Australia’s wide spectrum of small and member owned banks have wasted no time in turning technologies like API's, mobile and the new payments platform to their direct advantage as they move to out pace and outmanoeuvre big institutions.
Firefighters Mutual Bank general manager Jim O’Connell told iTnews that his team recognised years ago that mutual banks’ smaller customer base and refined service offerings meant they had a relatively simple IT environment that could easily accommodate mod cons.
“I think just being smaller you can roll it out a bit quicker across the whole organisation, and we probably have more of a single customer view than the bigger banks who may have some legacy system issues,” O’Connell said.
“Some of the initiatives in recent years, we were very quick on Apple Pay, Google Pay, Samsung Pay, making sure that we’re up to date from day one with things like the New Payments Platform that came in earlier this year, making sure that our mobile app is able to do what our members expect it to do for them.”
He added that, with only 7,600 members, the bank had to make sure the newest technology was available to those consumers as soon as it became available on the marketplace - they just couldn’t afford for them to be picked off one by one from attractive offers from competitors.

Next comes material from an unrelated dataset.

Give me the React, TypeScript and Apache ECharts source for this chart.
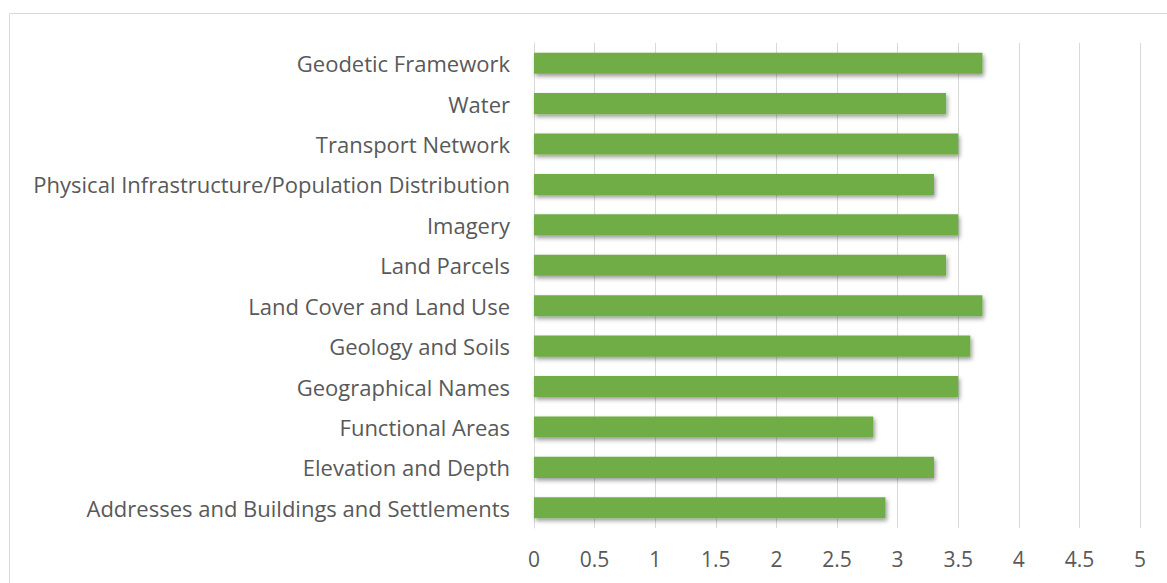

The bank’s profits also go directly back to members, rather than third-party shareholders. So investing in features customers will actually use, rather than worrying about shareholders baulking at the prospect of an extensive IT project, is in the bank’s best interest.
As a result, FMB has been heavily investing staff and resources to making sure they could identify and deliver the tech that customers want early, and set about simplifying its core structures so that new platforms and services could be easily plugged in over the top.
So while the big four are still grappling with the new open banking regime, New Payments Platform and mobile wallets, Firefighters Mutual was ready to plug into the NPP on day one.
O’Connell said that the adoption of the NPP and mobile wallets like Apple and Google pay have so far gone seamlessly thanks to the digital team’s determination to integrate the platforms.
Part of the success can also be attributed to the bank’s 2016 merger with the Teachers Mutual Bank, which O’Connell said gave FMB the backing it needed to undertake more ambitious projects with confidence.
“One of the reasons we actually did merge with them was to allow us to have the infrastructure for that extra technology to be able to be done and knowing that the investment would be there in technology, not only upfront but also on an ongoing basis as new platforms are being developed.
“Even the NPP, the Pay ID stuff is all still developing and there’s going to be exciting new features coming through for that in years to come,” O’Connell added.